I find that when I'm not really trying or concentrating, such as playing around with the tv on, something will just come out that sounds good. If I sit down and say, ok I'm writing a song now, well it doesn't seem to happen. Messing about with recording gear etc, seems to sap any creative juice.
You are also correct that messing around with recording gear can kill your creativity dead. That's because our minds don't easily flip between "create" and "record" modes. You can train yourself to make that switch easier and more fluid, but that's a bit further down the road.
Your issue is that when you sit down and say "I'm writing a song" it doesn't seem to happen. That's because songs don't "happen", they are built. It's a skill like any other, and to use that old cliché, it's 99% perspiration and only 1% inspiration.
To expand upon that, I used to be in a number of bands where I was the main, and usually only, songwriter. Occasionally another band member would bring in a song idea, and much to their dismay it would get shot down (by the other band members too, not just by me). The thing is that the twenty or thirty songs in our band's setlist were picked from the literally hundreds I've written over the years, whereas they had written exactly one song with the expectation it would pass muster.

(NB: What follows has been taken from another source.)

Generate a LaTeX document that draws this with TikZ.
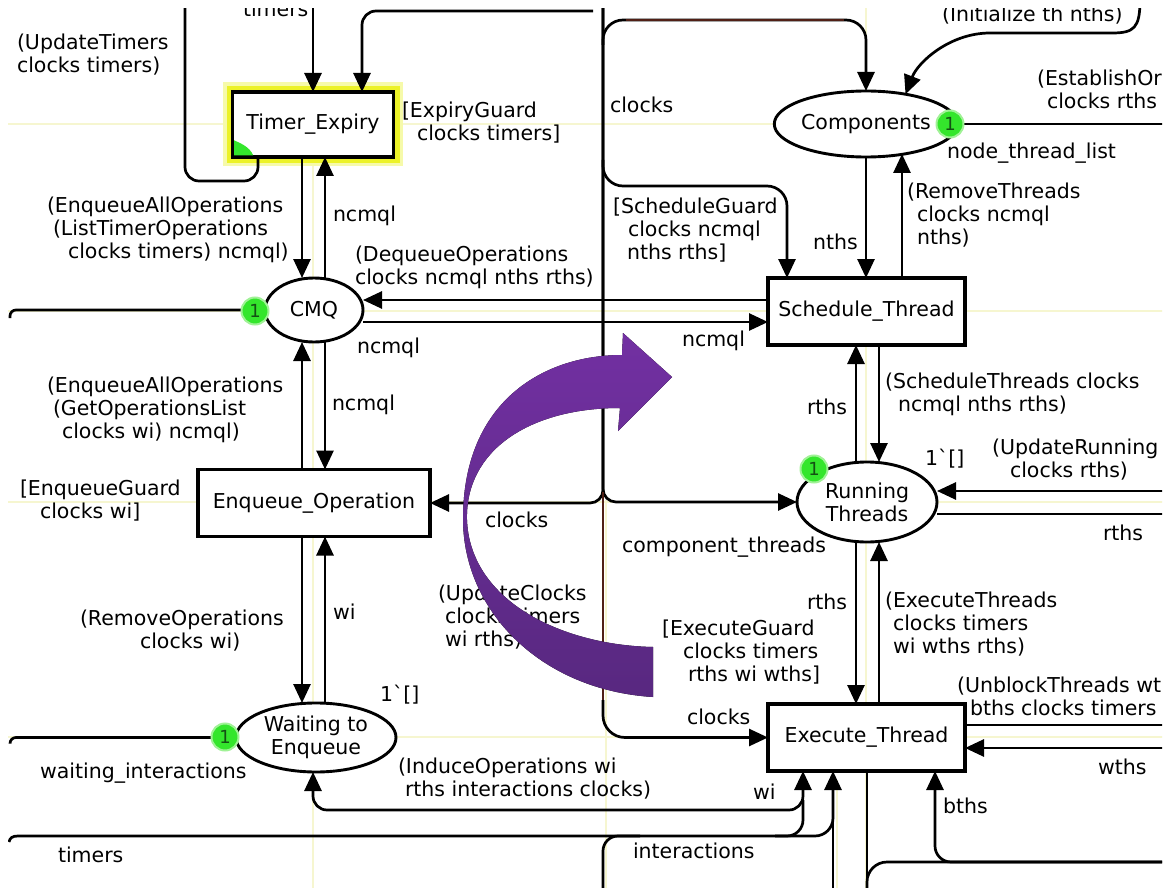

What I'm saying is that if you want to write songs, you have to get comfortable with the idea that the first few, or few dozen, or even few hundred you write probably won't be very good. It doesn't matter: what matters is that you're teaching yourself the skill of songwriting. How to come up with a bunch of ideas and pick the best one, how to expand that into a theme, how to arrange the theme into a series of parts, how to make the parts flow into each other, and so on. Of course there's art to it, but it is genuinely a skill, and that's what you need to learn. At this point, anything beyond your guitar, a pen and some paper is going to be a bit of a waste. You'll know about it when you really need more than that.
The recording quality is a bit better than the Voice Memo app.

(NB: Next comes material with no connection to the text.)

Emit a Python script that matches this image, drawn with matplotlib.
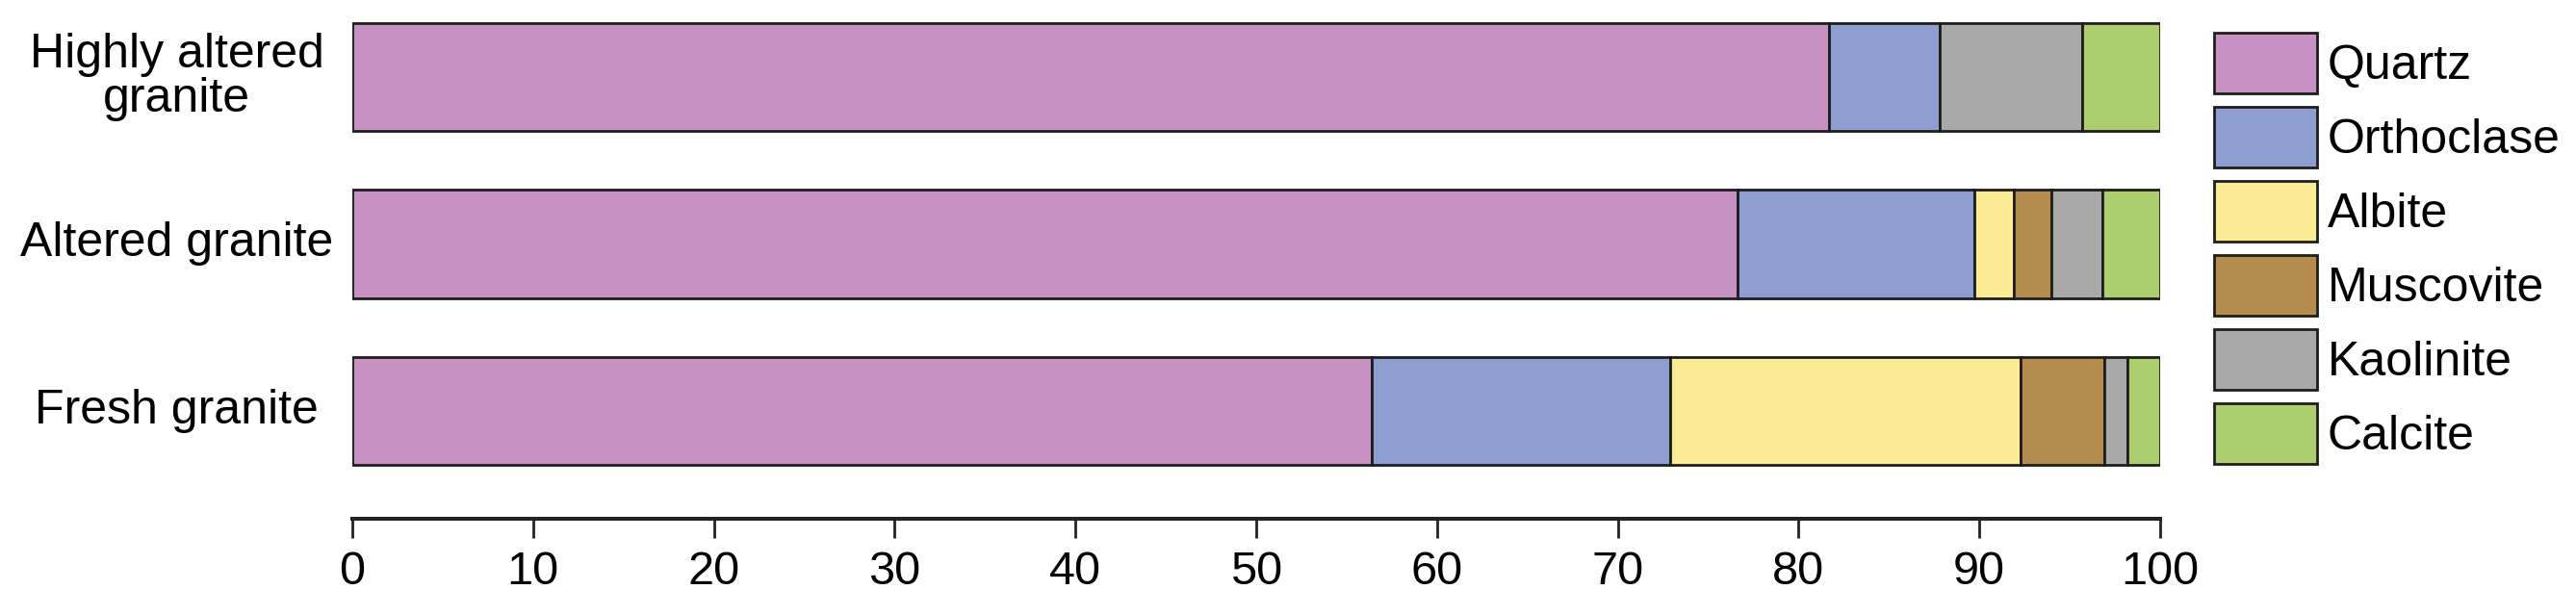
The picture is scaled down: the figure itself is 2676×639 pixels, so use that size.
import matplotlib
matplotlib.use("Agg")
import matplotlib.pyplot as plt
import numpy as np

categories = ["Fresh granite", "Altered granite", "Highly altered\ngranite"]
minerals = ["Quartz", "Orthoclase", "Albite", "Muscovite", "Kaolinite", "Calcite"]
quartz = [56.4, 76.6, 81.7]
orthoclase = [16.5, 13.1, 6.1]
albite = [19.4, 2.2, 0.0]
muscovite = [4.6, 2.1, 0.0]
kaolinite = [1.3, 2.8, 7.9]
calcite = [1.8, 3.2, 4.3]
colors = ["#C891C3", "#8F9ED0", "#FBEB95", "#B48C4E", "#A9A9A9", "#ADCE6E"]
xticks = [0, 10, 20, 30, 40, 50, 60, 70, 80, 90, 100]

series = [quartz, orthoclase, albite, muscovite, kaolinite, calcite]

regular = ["Liberation Sans", "DejaVu Sans"]

W, H, DPI = 2676, 639, 100
fig = plt.figure(figsize=(W / DPI, H / DPI), dpi=DPI)
ax = fig.add_axes([366 / W, 1 - 539 / H, 1878 / W, 539 / H])

y = np.arange(len(categories))
left = np.zeros(len(categories))
handles = []
for vals, name, col in zip(series, minerals, colors):
    vals = np.array(vals)
    b = ax.barh(y, vals, left=left, height=0.65, color=col,
                edgecolor="#1e1e1e", linewidth=2.0, label=name)
    handles.append(b)
    left = left + vals

ax.set_xlim(0, 100)
ax.set_ylim(-0.646, 2.461)
ax.set_xticks(xticks)
ax.set_xticklabels([str(t) for t in xticks], family=regular, fontsize=35)
ax.set_yticks([])
for s in ["top", "right", "left"]:
    ax.spines[s].set_visible(False)
ax.spines["bottom"].set_linewidth(2.9)
ax.spines["bottom"].set_color("#222222")
ax.tick_params(axis="x", length=14.5, width=2.0, color="#222222", pad=9)

trans = matplotlib.transforms.blended_transform_factory(ax.transAxes, ax.transData)
for yi, cat in zip(y, categories):
    ax.text(-0.097, yi, cat, transform=trans, ha="center", va="center",
            multialignment="center", family=regular, fontsize=36,
            linespacing=1.02)

leg = fig.legend(handles=handles, labels=minerals, loc="upper left",
                 bbox_to_anchor=(2300 / W, 1 - 34 / H), frameon=False,
                 prop={"family": regular, "size": 36},
                 handlelength=2.14, handleheight=1.56, handletextpad=0.22,
                 labelspacing=0.28, borderpad=0, borderaxespad=0)

fig.savefig("out.png", dpi=DPI)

This was recorded the other day into GarageBand using a downloaded backing track for drums, bass and vocals. I tracked 4 guitar parts using the above kit. Eventually I’ll put a “real” singer on for a lockdown duet (and add a solo in the middle). Good way of “really” learning a song too.

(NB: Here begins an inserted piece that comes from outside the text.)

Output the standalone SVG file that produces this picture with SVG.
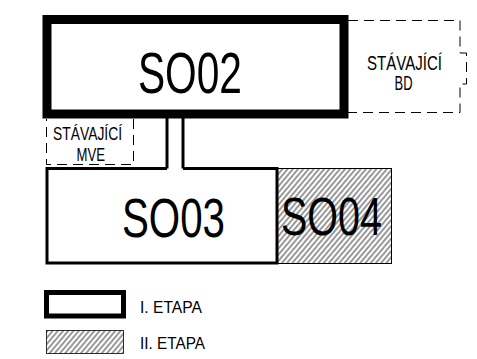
<svg xmlns="http://www.w3.org/2000/svg" width="477" height="359" viewBox="0 0 477 359">
<style>
text{font-family:"Liberation Sans",Arial,sans-serif;fill:#000}
.dash{fill:none;stroke:#000;stroke-width:1;stroke-dasharray:10,6}
.thick{fill:#fff;stroke:#000}
</style>
<defs>
<pattern id="hatch" patternUnits="userSpaceOnUse" width="4" height="10" patternTransform="rotate(40)">
<line x1="1" y1="0" x2="1" y2="10" stroke="#000" stroke-width="0.8"/>
</pattern>
</defs>
<rect width="477" height="359" fill="#fff"/>
<g id="connectors">
<line x1="167" y1="118" x2="167" y2="169.5" stroke="#000" stroke-width="3"/>
<line x1="183" y1="118" x2="183" y2="169.5" stroke="#000" stroke-width="3"/>
</g>
<g id="bd">
<path class="dash" d="M348,20.5 H460 V53 H466.5 V84 H460 V112.5 H348"/>
<text x="367" y="70" font-size="20" textLength="75" lengthAdjust="spacingAndGlyphs">STÁVAJÍCÍ</text>
<text x="394.5" y="90" font-size="20" textLength="18" lengthAdjust="spacingAndGlyphs">BD</text>
</g>
<g id="so02">
<rect class="thick" x="47" y="19.5" width="297" height="94.5" stroke-width="9"/>
<text x="138" y="93" font-size="58" textLength="104" lengthAdjust="spacingAndGlyphs">SO02</text>
</g>
<g id="mve">
<path class="dash" d="M133.5,119 V164.5 H46.5 V119" stroke-dasharray="8,5"/>
<text x="53" y="139.5" font-size="18" textLength="69" lengthAdjust="spacingAndGlyphs">STÁVAJÍCÍ</text>
<text x="76.5" y="161" font-size="18" textLength="28.5" lengthAdjust="spacingAndGlyphs">MVE</text>
</g>
<g id="so04">
<rect x="277" y="168.5" width="114.5" height="95" fill="url(#hatch)" stroke="#000" stroke-width="1"/>
<text x="281" y="235" font-size="53" textLength="101" lengthAdjust="spacingAndGlyphs">SO04</text>
</g>
<g id="so03">
<path d="M167,168.5 H47 V263 H277 V168.5 H183" fill="#fff" stroke="#000" stroke-width="3"/>
<text x="122" y="237" font-size="55" textLength="103" lengthAdjust="spacingAndGlyphs">SO03</text>
</g>
<g id="legend1">
<rect class="thick" x="46.5" y="292.5" width="77" height="23.5" stroke-width="5"/>
<text x="140" y="313" font-size="16.5" textLength="62" lengthAdjust="spacingAndGlyphs">I. ETAPA</text>
</g>
<g id="legend2">
<rect x="46.5" y="330.5" width="77" height="23" fill="url(#hatch)" stroke="#000" stroke-width="0.8"/>
<text x="140" y="348.5" font-size="16.5" textLength="65" lengthAdjust="spacingAndGlyphs">II. ETAPA</text>
</g>
</svg>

https://soundcloud.com/user-334006050/in-the-midnight-hour-demo-1-fake-vocals-07052020-1116
C19 aside, is there any other reason you don't believe you could join or form a band?
Several factors. Lack of confidence and sociability, shyness. Two young kids, work full time and run a b&b, limits time and commitment. And, I live in a rural area, not many opportunities, not many bands around, not many venues. Perhaps if I was really motivated I could find or form a band, or contact some on join my band. Pathetic I know, maybe when lockdown is over I will get the urge or balls to do something about it.